__COLLECTED MATERIAL__:
-.-.-

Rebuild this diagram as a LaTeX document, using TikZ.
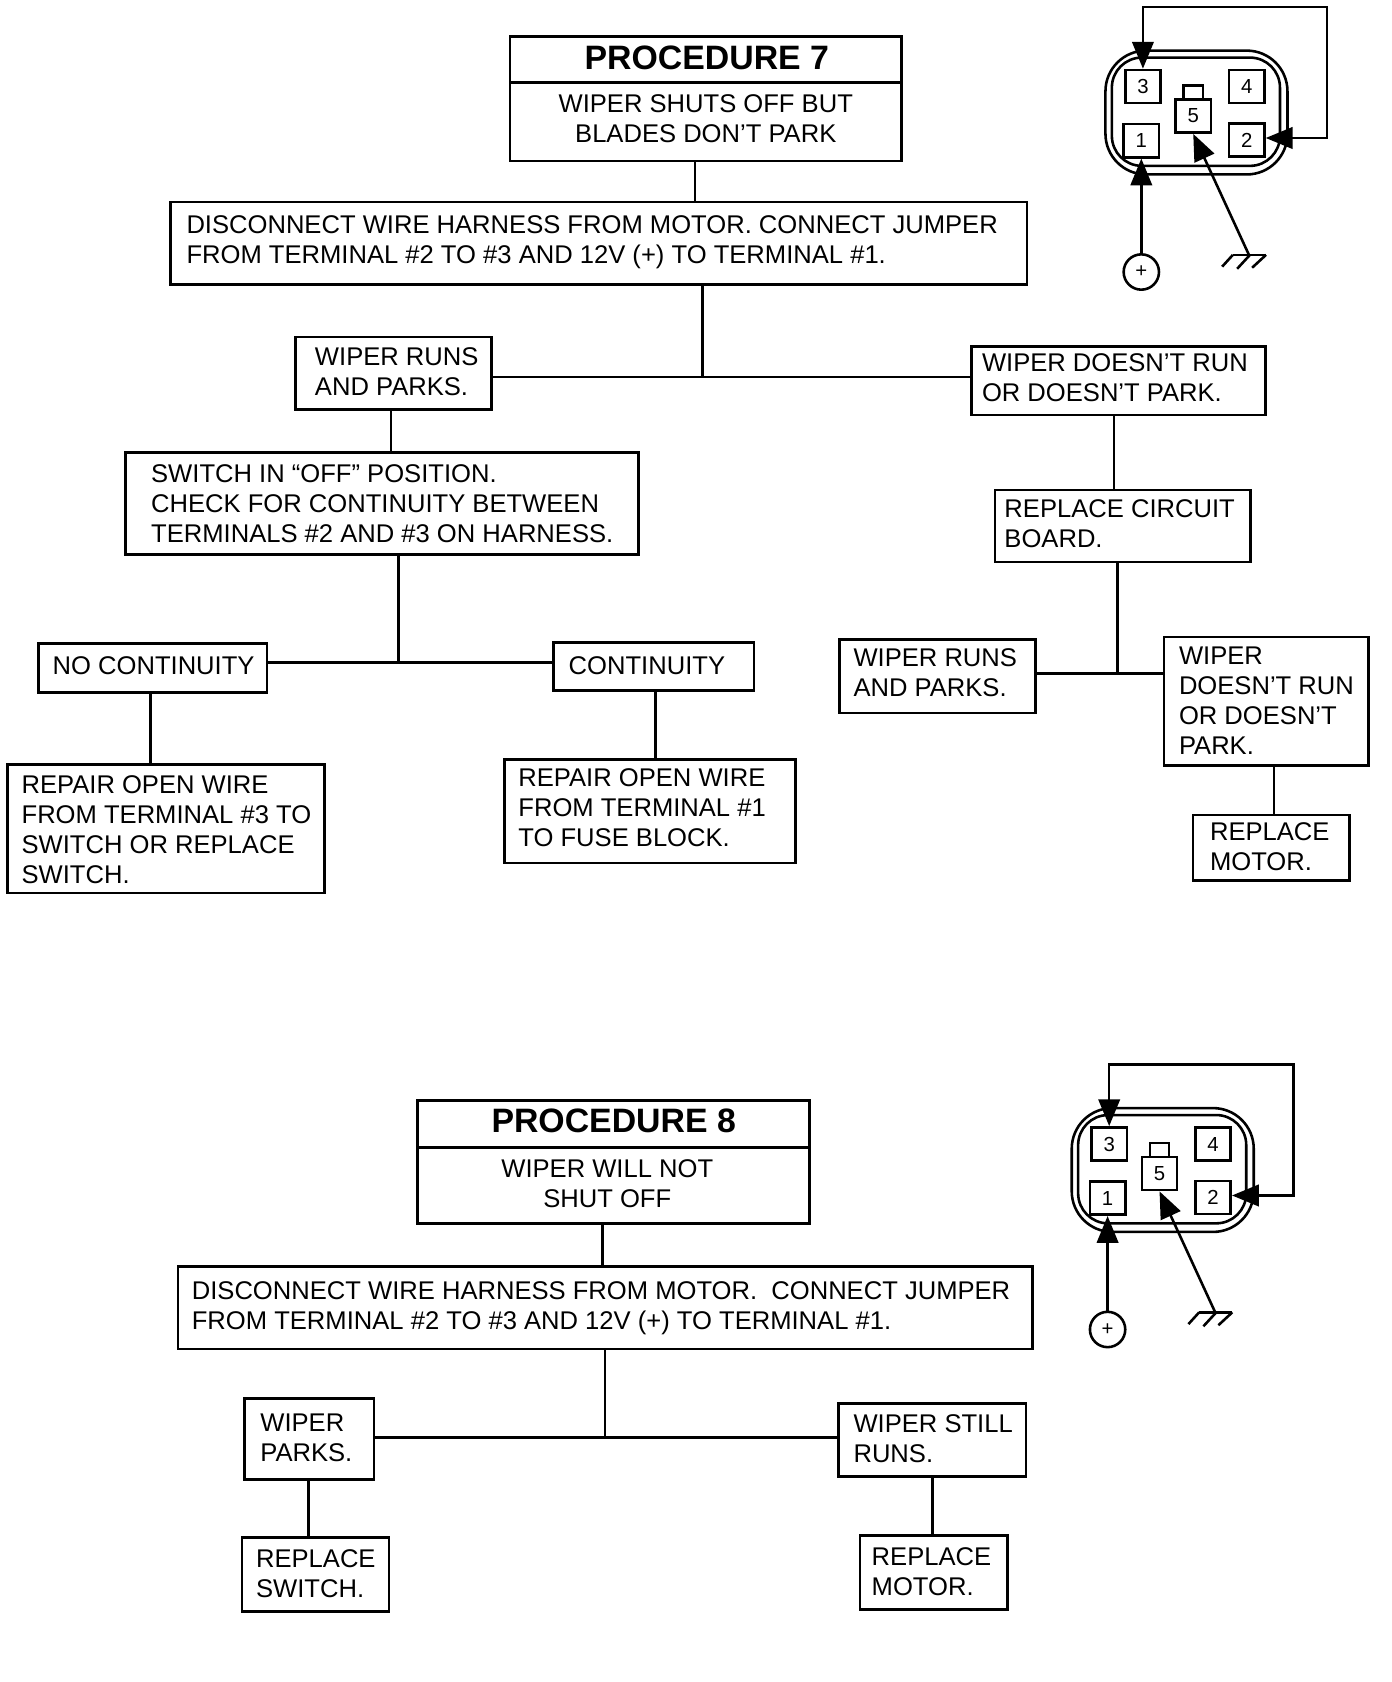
\documentclass[tikz,border=0pt]{standalone}
\usepackage{fontspec}
\setmainfont{Liberation Sans}
\usetikzlibrary{arrows.meta}
\tikzset{
  x=0.5pt,y=0.5007pt,
  boxn/.style={draw=black,line width=1.2pt,inner sep=0pt,anchor=north west,font=\fontsize{11.95}{14}\selectfont},
  link/.style={draw=black,line width=1.2pt},
  term/.style={draw=black,line width=1.2pt,inner sep=0pt,minimum width=16.5pt,minimum height=15.5pt,font=\fontsize{9.5}{11}\selectfont},
  wire/.style={draw=black,line width=1.2pt},
  tipa/.tip={Triangle[length=12.5pt,width=10pt]},
}
\newcommand{\bx}[8]{%
  \pgfmathsetmacro\bw{(#4-#2)*0.5}\pgfmathsetmacro\bh{(#5-#3)*0.5}%
  \pgfmathsetmacro\bp{(#6-#2)*0.5}\pgfmathsetmacro\br{((#5+#3)/2-#7)*0.5-4}%
  \node[boxn,minimum width=\bw pt,minimum height=\bh pt] (#1) at (#2,-#3)
   {\makebox[\bw pt][l]{\hspace*{\bp pt}\raisebox{\br pt}[0pt][0pt]{\begin{tabular}[c]{@{}l@{}}#8\end{tabular}}}};}
\newcommand{\bxc}[9]{%
  \pgfmathsetmacro\bw{(#4-#2)*0.5}\pgfmathsetmacro\bh{(#5-#3)*0.5}%
  \pgfmathsetmacro\bp{(#6-(#2+#4)/2)}\pgfmathsetmacro\br{((#5+#3)/2-#7)*0.5-4}%
  \node[boxn,minimum width=\bw pt,minimum height=\bh pt] (#1) at (#2,-#3)
   {\makebox[\bw pt][c]{\hspace*{\bp pt}\raisebox{\br pt}[0pt][0pt]{\begin{tabular}[c]{@{}c@{}}#9#8\end{tabular}}}};}
\newcommand{\vc}[3]{\coordinate (tmpx) at (#3,0); \draw[link] (#1.south -| tmpx) -- (#2.north -| tmpx);}
\newcommand{\connector}[3]{%
 \begin{scope}[shift={(#2,-#3)}]
  \draw[wire,rounded corners=19pt] (1028,-46.5) rectangle (1198,-162);
  \draw[wire,rounded corners=14pt] (1034,-53) rectangle (1191,-154);
  \node[term] (#1t3) at (1063,-80) {3};
  \node[term] (#1t4) at (1160,-80) {4};
  \node[term] (#1t1) at (1061.5,-130.5) {1};
  \node[term] (#1t2) at (1160,-130) {2};
  \node[term] (#1t5) at (1110,-107.5) {5};
  \draw[wire] (#1t5.north -| 1101,0) -- (1101,-79) -- (1119,-79) -- (#1t5.north -| 1119,0);
  \coordinate (#1ja) at (#1t3.north |- 0,-6);
  \coordinate (#1jb) at (1235,-6);
  \coordinate (#1jc) at (1235,-128);
  \draw[wire,{tipa}-{tipa}] (#1t3.north) -- (#1ja) -- (#1jb) -- (#1jc) -- (#1t2.east |- #1jc);
  \node[draw=black,line width=1.2pt,circle,inner sep=0pt,minimum size=16.5pt,font=\fontsize{9.5}{11}\selectfont] (#1plus) at (#1t1.south |- 0,-253) {+};
  \draw[wire,{tipa}-] (#1t1.south) -- (#1plus.north);
  \coordinate (#1g) at (1162,-237);
  \draw[wire,{tipa}-] (#1t5.south) -- (#1g);
  \draw[wire] (1147,-237) -- (1178,-237);
  \draw[wire] (1147,-237) -- (1137,-248);
  \draw[wire] (1163,-237) -- (1151,-250);
  \draw[wire] (1178,-237) -- (1165,-249);
 \end{scope}}
\begin{document}
\begin{tikzpicture}
\useasboundingbox (0,0) rectangle (1300,-1568.8);
% Procedure 7
\bxc{ptitle}{475}{33}{841}{76}{659}{54.5}{PROCEDURE 7}{\fontsize{15.8}{18}\selectfont\bfseries}
\bxc{psub}{475}{76}{841}{149}{658}{110}{WIPER SHUTS OFF BUT\\BLADES DON’T PARK}{}
\bx{done}{158}{187}{958}{264}{173}{223}{DISCONNECT WIRE HARNESS FROM MOTOR. CONNECT JUMPER\\FROM TERMINAL \#2 TO \#3 AND 12V (+) TO TERMINAL \#1.}
\bx{wr}{275}{313}{458}{381}{293}{346.5}{WIPER RUNS\\AND PARKS.}
\bx{wd}{906}{322}{1181}{386}{916}{352}{WIPER DOESN’T RUN\\OR DOESN’T PARK.}
\bx{sw}{116}{421}{595}{516}{140}{469}{SWITCH IN “OFF” POSITION.\\CHECK FOR CONTINUITY BETWEEN\\TERMINALS \#2 AND \#3 ON HARNESS.}
\bx{nc}{35}{599}{248}{645}{48}{620}{NO CONTINUITY}
\bx{co}{516}{598}{703}{643}{530}{620}{CONTINUITY}
\bx{ra}{6}{712}{302}{832}{19}{773}{REPAIR OPEN WIRE\\FROM TERMINAL \#3 TO\\SWITCH OR REPLACE\\SWITCH.}
\bx{rb}{470}{707}{742}{804}{483}{753}{REPAIR OPEN WIRE\\FROM TERMINAL \#1\\TO FUSE BLOCK.}
\bx{rc}{928}{456}{1167}{523}{937}{488}{REPLACE CIRCUIT\\BOARD.}
\bx{wrb}{783}{595}{966}{664}{796}{627}{WIPER RUNS\\AND PARKS.}
\bx{wdb}{1086}{593}{1277}{713}{1100}{653}{WIPER\\DOESN’T RUN\\OR DOESN’T\\PARK.}
\bx{rm}{1113}{759}{1259}{820}{1129}{789}{REPLACE\\MOTOR.}
\vc{psub}{done}{649}
\coordinate (ja) at (656,-351.5);
\draw[link] (done.south -| ja) -- (ja);
\draw[link] (wr.east |- ja) -- (wd.west |- ja);
\vc{wr}{sw}{365}
\coordinate (jb) at (372,-618);
\draw[link] (sw.south -| jb) -- (jb);
\draw[link] (nc.east |- jb) -- (co.west |- jb);
\vc{nc}{ra}{140.5}
\vc{co}{rb}{612}
\vc{wd}{rc}{1040.5}
\coordinate (jc) at (1044,-628);
\draw[link] (rc.south -| jc) -- (jc);
\draw[link] (wrb.east |- jc) -- (wdb.west |- jc);
\vc{wdb}{rm}{1190}
\connector{a}{4.5}{0.7}
% Procedure 8
\bxc{qtitle}{389}{1025}{755}{1069}{572}{1046}{PROCEDURE 8}{\fontsize{15.8}{18}\selectfont\bfseries}
\bxc{qsub}{389}{1069}{755}{1140}{566}{1103.5}{WIPER WILL NOT\\SHUT OFF}{}
\bx{dtwo}{165}{1180}{963}{1257}{178}{1217}{DISCONNECT WIRE HARNESS FROM MOTOR.\ \ CONNECT JUMPER\\FROM TERMINAL \#2 TO \#3 AND 12V (+) TO TERMINAL \#1.}
\bx{wp}{227}{1303}{348}{1379}{242}{1340}{WIPER\\PARKS.}
\bx{ws}{782}{1308}{957}{1376}{796}{1341}{WIPER STILL\\RUNS.}
\bx{rs}{225}{1433}{362}{1502}{238}{1467.5}{REPLACE\\SWITCH.}
\bx{rn}{802}{1431}{940}{1500}{813}{1465}{REPLACE\\MOTOR.}
\vc{qsub}{dtwo}{563}
\coordinate (jd) at (565,-1341);
\draw[link] (dtwo.south -| jd) -- (jd);
\draw[link] (wp.east |- jd) -- (ws.west |- jd);
\vc{wp}{rs}{288}
\vc{ws}{rn}{871}
\connector{b}{-27}{987}
\end{tikzpicture}
\end{document}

-.-.-

__TASK BRIEF__:
Give back every line exactly as it stands, pictures excluded.

__SOLVED PROBLEM__:
Rebuild this diagram as a LaTeX document, using TikZ.
\documentclass[tikz,border=0pt]{standalone}
\usepackage{fontspec}
\setmainfont{Liberation Sans}
\usetikzlibrary{arrows.meta}
\tikzset{
  x=0.5pt,y=0.5007pt,
  boxn/.style={draw=black,line width=1.2pt,inner sep=0pt,anchor=north west,font=\fontsize{11.95}{14}\selectfont},
  link/.style={draw=black,line width=1.2pt},
  term/.style={draw=black,line width=1.2pt,inner sep=0pt,minimum width=16.5pt,minimum height=15.5pt,font=\fontsize{9.5}{11}\selectfont},
  wire/.style={draw=black,line width=1.2pt},
  tipa/.tip={Triangle[length=12.5pt,width=10pt]},
}
\newcommand{\bx}[8]{%
  \pgfmathsetmacro\bw{(#4-#2)*0.5}\pgfmathsetmacro\bh{(#5-#3)*0.5}%
  \pgfmathsetmacro\bp{(#6-#2)*0.5}\pgfmathsetmacro\br{((#5+#3)/2-#7)*0.5-4}%
  \node[boxn,minimum width=\bw pt,minimum height=\bh pt] (#1) at (#2,-#3)
   {\makebox[\bw pt][l]{\hspace*{\bp pt}\raisebox{\br pt}[0pt][0pt]{\begin{tabular}[c]{@{}l@{}}#8\end{tabular}}}};}
\newcommand{\bxc}[9]{%
  \pgfmathsetmacro\bw{(#4-#2)*0.5}\pgfmathsetmacro\bh{(#5-#3)*0.5}%
  \pgfmathsetmacro\bp{(#6-(#2+#4)/2)}\pgfmathsetmacro\br{((#5+#3)/2-#7)*0.5-4}%
  \node[boxn,minimum width=\bw pt,minimum height=\bh pt] (#1) at (#2,-#3)
   {\makebox[\bw pt][c]{\hspace*{\bp pt}\raisebox{\br pt}[0pt][0pt]{\begin{tabular}[c]{@{}c@{}}#9#8\end{tabular}}}};}
\newcommand{\vc}[3]{\coordinate (tmpx) at (#3,0); \draw[link] (#1.south -| tmpx) -- (#2.north -| tmpx);}
\newcommand{\connector}[3]{%
 \begin{scope}[shift={(#2,-#3)}]
  \draw[wire,rounded corners=19pt] (1028,-46.5) rectangle (1198,-162);
  \draw[wire,rounded corners=14pt] (1034,-53) rectangle (1191,-154);
  \node[term] (#1t3) at (1063,-80) {3};
  \node[term] (#1t4) at (1160,-80) {4};
  \node[term] (#1t1) at (1061.5,-130.5) {1};
  \node[term] (#1t2) at (1160,-130) {2};
  \node[term] (#1t5) at (1110,-107.5) {5};
  \draw[wire] (#1t5.north -| 1101,0) -- (1101,-79) -- (1119,-79) -- (#1t5.north -| 1119,0);
  \coordinate (#1ja) at (#1t3.north |- 0,-6);
  \coordinate (#1jb) at (1235,-6);
  \coordinate (#1jc) at (1235,-128);
  \draw[wire,{tipa}-{tipa}] (#1t3.north) -- (#1ja) -- (#1jb) -- (#1jc) -- (#1t2.east |- #1jc);
  \node[draw=black,line width=1.2pt,circle,inner sep=0pt,minimum size=16.5pt,font=\fontsize{9.5}{11}\selectfont] (#1plus) at (#1t1.south |- 0,-253) {+};
  \draw[wire,{tipa}-] (#1t1.south) -- (#1plus.north);
  \coordinate (#1g) at (1162,-237);
  \draw[wire,{tipa}-] (#1t5.south) -- (#1g);
  \draw[wire] (1147,-237) -- (1178,-237);
  \draw[wire] (1147,-237) -- (1137,-248);
  \draw[wire] (1163,-237) -- (1151,-250);
  \draw[wire] (1178,-237) -- (1165,-249);
 \end{scope}}
\begin{document}
\begin{tikzpicture}
\useasboundingbox (0,0) rectangle (1300,-1568.8);
% Procedure 7
\bxc{ptitle}{475}{33}{841}{76}{659}{54.5}{PROCEDURE 7}{\fontsize{15.8}{18}\selectfont\bfseries}
\bxc{psub}{475}{76}{841}{149}{658}{110}{WIPER SHUTS OFF BUT\\BLADES DON’T PARK}{}
\bx{done}{158}{187}{958}{264}{173}{223}{DISCONNECT WIRE HARNESS FROM MOTOR. CONNECT JUMPER\\FROM TERMINAL \#2 TO \#3 AND 12V (+) TO TERMINAL \#1.}
\bx{wr}{275}{313}{458}{381}{293}{346.5}{WIPER RUNS\\AND PARKS.}
\bx{wd}{906}{322}{1181}{386}{916}{352}{WIPER DOESN’T RUN\\OR DOESN’T PARK.}
\bx{sw}{116}{421}{595}{516}{140}{469}{SWITCH IN “OFF” POSITION.\\CHECK FOR CONTINUITY BETWEEN\\TERMINALS \#2 AND \#3 ON HARNESS.}
\bx{nc}{35}{599}{248}{645}{48}{620}{NO CONTINUITY}
\bx{co}{516}{598}{703}{643}{530}{620}{CONTINUITY}
\bx{ra}{6}{712}{302}{832}{19}{773}{REPAIR OPEN WIRE\\FROM TERMINAL \#3 TO\\SWITCH OR REPLACE\\SWITCH.}
\bx{rb}{470}{707}{742}{804}{483}{753}{REPAIR OPEN WIRE\\FROM TERMINAL \#1\\TO FUSE BLOCK.}
\bx{rc}{928}{456}{1167}{523}{937}{488}{REPLACE CIRCUIT\\BOARD.}
\bx{wrb}{783}{595}{966}{664}{796}{627}{WIPER RUNS\\AND PARKS.}
\bx{wdb}{1086}{593}{1277}{713}{1100}{653}{WIPER\\DOESN’T RUN\\OR DOESN’T\\PARK.}
\bx{rm}{1113}{759}{1259}{820}{1129}{789}{REPLACE\\MOTOR.}
\vc{psub}{done}{649}
\coordinate (ja) at (656,-351.5);
\draw[link] (done.south -| ja) -- (ja);
\draw[link] (wr.east |- ja) -- (wd.west |- ja);
\vc{wr}{sw}{365}
\coordinate (jb) at (372,-618);
\draw[link] (sw.south -| jb) -- (jb);
\draw[link] (nc.east |- jb) -- (co.west |- jb);
\vc{nc}{ra}{140.5}
\vc{co}{rb}{612}
\vc{wd}{rc}{1040.5}
\coordinate (jc) at (1044,-628);
\draw[link] (rc.south -| jc) -- (jc);
\draw[link] (wrb.east |- jc) -- (wdb.west |- jc);
\vc{wdb}{rm}{1190}
\connector{a}{4.5}{0.7}
% Procedure 8
\bxc{qtitle}{389}{1025}{755}{1069}{572}{1046}{PROCEDURE 8}{\fontsize{15.8}{18}\selectfont\bfseries}
\bxc{qsub}{389}{1069}{755}{1140}{566}{1103.5}{WIPER WILL NOT\\SHUT OFF}{}
\bx{dtwo}{165}{1180}{963}{1257}{178}{1217}{DISCONNECT WIRE HARNESS FROM MOTOR.\ \ CONNECT JUMPER\\FROM TERMINAL \#2 TO \#3 AND 12V (+) TO TERMINAL \#1.}
\bx{wp}{227}{1303}{348}{1379}{242}{1340}{WIPER\\PARKS.}
\bx{ws}{782}{1308}{957}{1376}{796}{1341}{WIPER STILL\\RUNS.}
\bx{rs}{225}{1433}{362}{1502}{238}{1467.5}{REPLACE\\SWITCH.}
\bx{rn}{802}{1431}{940}{1500}{813}{1465}{REPLACE\\MOTOR.}
\vc{qsub}{dtwo}{563}
\coordinate (jd) at (565,-1341);
\draw[link] (dtwo.south -| jd) -- (jd);
\draw[link] (wp.east |- jd) -- (ws.west |- jd);
\vc{wp}{rs}{288}
\vc{ws}{rn}{871}
\connector{b}{-27}{987}
\end{tikzpicture}
\end{document}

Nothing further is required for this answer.